How to choose what FX pairings to trade

The last couple of weeks have been steady for the fund.

The currency pairings that we trade were increased again from several to a couple of dozen.

I wouldn’t view so many if I weren’t working with a full-time analyst—someone to take the analytical strain.

Indeed, when James was on paternity recently, we felt it prudent to reduce our traded pairings significantly.

How do we choose what to trade?

Many traders would reduce to the obvious, which are those pairings with the lowest spread.

As a reminder, the spread is the broker’s charge. If for example, we traded NZD/CAD (that’s the New Zealand dollar and how it fares against the Canadian dollar) that particular pairing would most probably have a high spread in comparison to others we trade.

If we entered an NZD/CAD trade and exited immediately, we would have a high cost relative to, say, trading the EUR/USD.

However, it is not only spread size that counts.

The experienced trader is looking for trades that provide an edge: (1) The market cycle of the pairing; (2) consistency or recent predictability measured against our recent success in that pairing; and, (3) the size of tails on bars on our time frame and over a relevant timespan. These would be a few things that we’d consider.

With the last point, some currencies are commodity-based. Hence short-term volatility at times. Moreover, some money markets and associated pairings are more active over our night-time.

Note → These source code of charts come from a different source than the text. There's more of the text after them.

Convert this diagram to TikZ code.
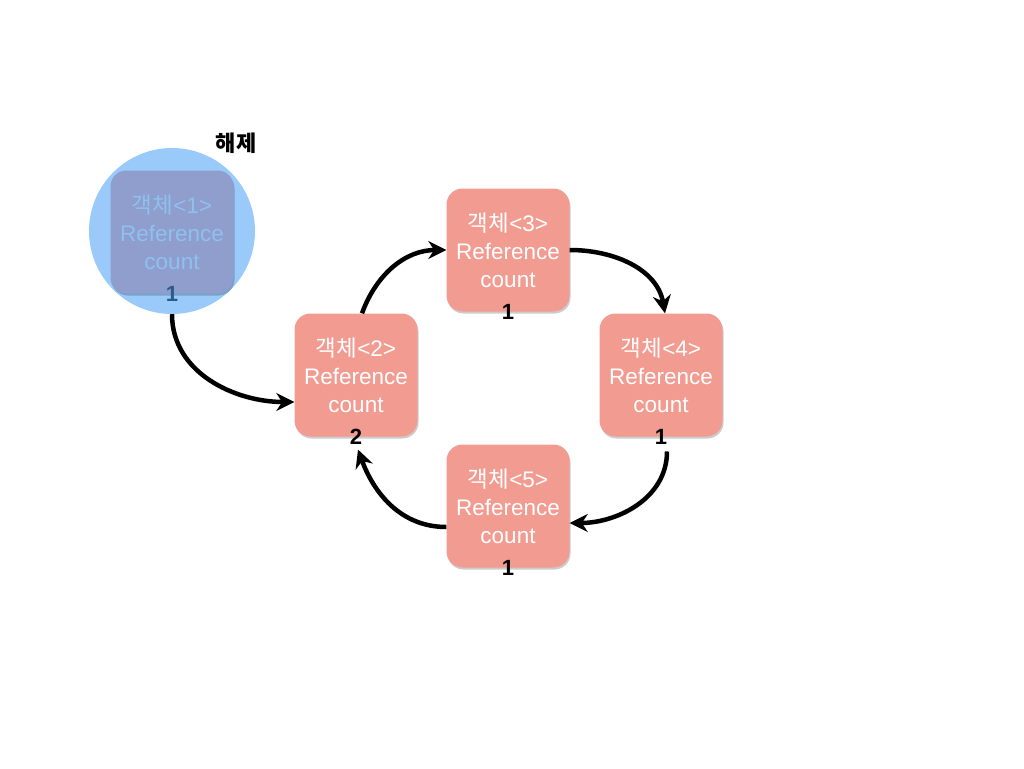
\documentclass[tikz,border=0pt]{standalone}
\usepackage{fontspec}
\setmainfont{Liberation Sans}
\newfontfamily\kr{Noto Sans CJK KR}
\usetikzlibrary{arrows.meta,positioning,shadows}
\definecolor{objred}{RGB}{242,156,145}
\definecolor{freeblue}{RGB}{153,202,250}
\definecolor{freebox}{RGB}{143,158,204}
\definecolor{freetext}{RGB}{142,192,240}
\definecolor{freenum}{RGB}{44,90,140}
\tikzstyle{obj}=[fill=objred,text=white,rounded corners=16pt,minimum width=123pt,minimum height=123pt,inner sep=0pt,align=center,font=\fontsize{22.5}{28}\selectfont,drop shadow={shadow xshift=1pt,shadow yshift=-2pt,opacity=0.2,fill=black}]
\tikzstyle{cnt}=[font=\bfseries\fontsize{22}{22}\selectfont,inner sep=1pt]
\tikzstyle{ref}=[-{Stealth[length=18pt,width=18pt]},line width=4.5pt]

\begin{document}
\begin{tikzpicture}[x=1pt,y=-1pt]
\useasboundingbox (0,0) rectangle (1024,768);
% released object
\node[circle,fill=freeblue,minimum size=166pt,inner sep=0pt] (free) at (172,231) {};
\node[obj,fill=freebox,text=freetext,drop shadow={opacity=0}] (o1) at (172,232) {{\kr 객체}<1>\\Reference\\count};
\node[cnt,text=freenum] (c1) at (o1.south) {1};
\node[font=\bfseries\fontsize{22}{22}\selectfont] (rel) at (236,143) {\kr 해제};
% objects
\node[obj] (o2) at (356,375) {{\kr 객체}<2>\\Reference\\count};
\node[obj] (o3) at (508,250) {{\kr 객체}<3>\\Reference\\count};
\node[obj] (o4) at (661,375) {{\kr 객체}<4>\\Reference\\count};
\node[obj] (o5) at (508,506) {{\kr 객체}<5>\\Reference\\count};
\node[cnt] (c2) at (o2.south) {2};
\node[cnt] (c3) at (o3.south) {1};
\node[cnt] (c4) at (o4.south) {1};
\node[cnt] (c5) at (o5.south) {1};
% references
\draw[ref] (free.south) to[out=-90,in=180] ([yshift=-27pt]o2.west);
\draw[ref] ([xshift=6pt]o2.north) to[out=70,in=180] (o3.west);
\draw[ref] (o3.east) to[out=0,in=100] ([xshift=4pt]o4.north);
\draw[ref] ([xshift=6pt,yshift=-6pt]c4.south) to[out=-90,in=0] ([yshift=-17pt]o5.east);
\draw[ref] ([yshift=-21pt]o5.west) to[out=180,in=-70] ([xshift=2pt,yshift=-4pt]c2.south);
\end{tikzpicture}
\end{document}
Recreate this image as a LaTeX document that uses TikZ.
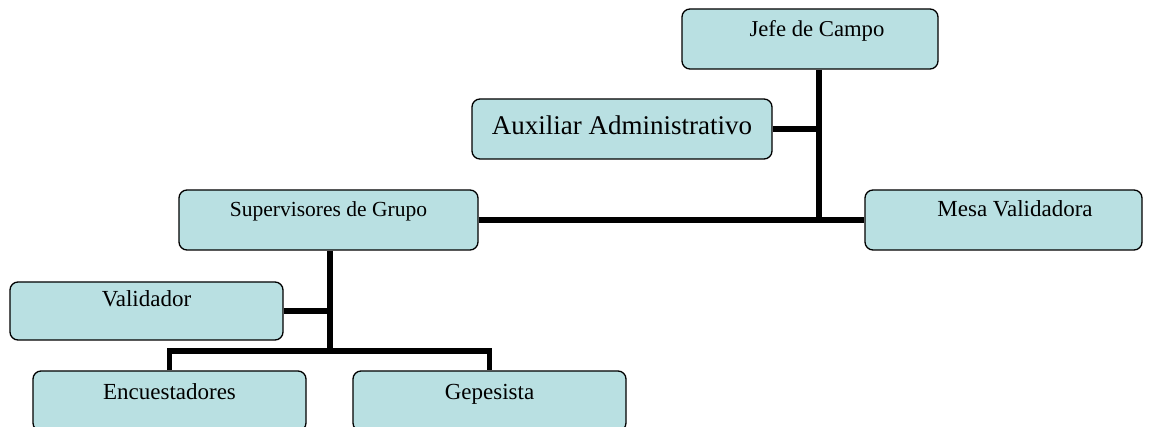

We have to consider all this. Particularly recently as the market has been significantly broader in its price movement relevant to our timeframe.

Therefore, going back to a full suite of currency pairings, is that necessarily a good idea?

It comes down to discipline.

If we weren’t stubborn about our trading strategy and objective, it wouldn’t work. James will analyse each of the pairings, but day to day and maybe week to week, the majority of pairings will not present us with a trade opportunity because of some of the reasons already mentioned.

However, we’re never sure at what point that will change. Sure, if trading an hourly timeframe, the change isn’t minutes but probably days.

Nevertheless, we stay on top of the analysis so that everything is in place when the trade entry presents itself—which it always does.